The MAD Museum features more than 70 pieces of kinetic art and automata which has been created by innovative artists from all around the world. And if you aren’t sure what kinetic art and automata actually are, think about the machines and gizmos in Wallace and Gromit and Scrapheap Challenge. In this case, it’s a fascinating collection of ingenuous inventions, often beautifully crafted, which rock, roll, spin, open, close, mesmerise and intrigue.
The MAD Museum. Photo courtesy of Rob Tysall Pro Photography
Visitors of all ages have fun watching and interacting with all the whirligig inventions. There’s an educational zone and a family zone where visitors can get hands on and inspired, discovering and learning in a thoroughly enjoyable way science, technology, engineering, art and maths. The educational zone also has resources for school workshops and a range of basic automata kits that teachers, parents and kids can buy to take home or back to school.
Founder of the museum, is Kenilworth man Richard Simmons, who says: “I want kids to put down their mobiles and get inspired by interacting with engineering and design.”
Richard Simmons (L) with Swiss kinetic sculptor Pascal Bettex. Photo Rob Tysall Pro Photography.
Richard has always been fascinated by how things work and loves to see how mechanical parts interact with one another. Creating a museum to showcase such things has been his lifelong dream. As a trained chartered surveyor, turned property developer and online entrepreneur, he finally decided he would create such a museum.
So, in 2012, with the help of his family, in particular his son Iain and nephew Mike Abbotts they gathered together a team dedicated to turning that dream into reality, creating the amazing MAD Museum.
Gremlins vandalise Shakespeare. Photo courtesy of Rob Tysall Pro Photography.
After finding the right location for the museum, Richard put on display pieces of kinetic art that he’d collected and created over the years as well as building up an impressive line-up of resident artists. Other artists have come from the UK, Holland, Poland, Switzerland, Germany, France, China and the USA. Notably amongst them, Frederick Rowland Emett OBE who created eight machines for the Chitty Chitty Bang Bang film starring Dick Van Dyke. Also, Pascal Bettex who created the Shakespeare-themed kinetic art sculpture in a telephone box for the MAD Museum.
The museum is in Henley Street not far from Shakespeare’s birthplace and from the moment you set foot in the door you are met with the rhythmic sounds of whirring and clicking, and the intriguing sights of weird and wonderful inventions the likes of which Inventor Caractacus Potts from Chitty Chitty Bang Bang might have made!

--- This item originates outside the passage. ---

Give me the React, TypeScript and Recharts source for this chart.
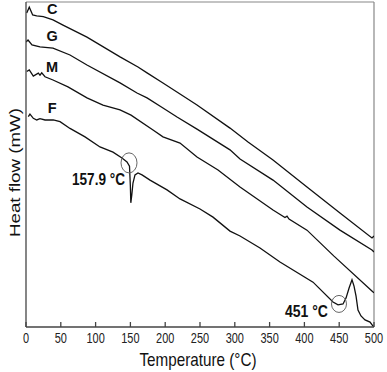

Halifax Tableau by Frederick Rowland Emett OBE. Photo courtesy of Rob Tysall Pro Photography.
There are rolling ball machines, a roaring mechanical dinosaur head, an invention that swings out if you clap, there’s lasers and 3-dimensional illusions, steampunk-type creations, impossible gears and cogs, intricate wooden moving sculptures, old fashioned and modern – so much, in fact that you don’t know where to look first!
Behind the scenes, is the workshop where Mike Abbotts and other members of the team create new pieces and kits on their laser-cutting machines, as well as making sure all the inventions are maintained and in good working order.
Mike Abbotts in the MAD Museum workshop. Photo courtesy of Rob Tysall Pro Photography.
“A lot of it is reverse engineering,” said Mike. “You are always trying to work out how they have done it. Sometimes you have to go away and come back. It is always challenging and no two days are alike, but you always find the solution eventually.”
There’s activity sheets and craft facilities, plus tickets to the MAD Museum last all day, so you can take a break for lunch or shopping and sightseeing and come back later that day.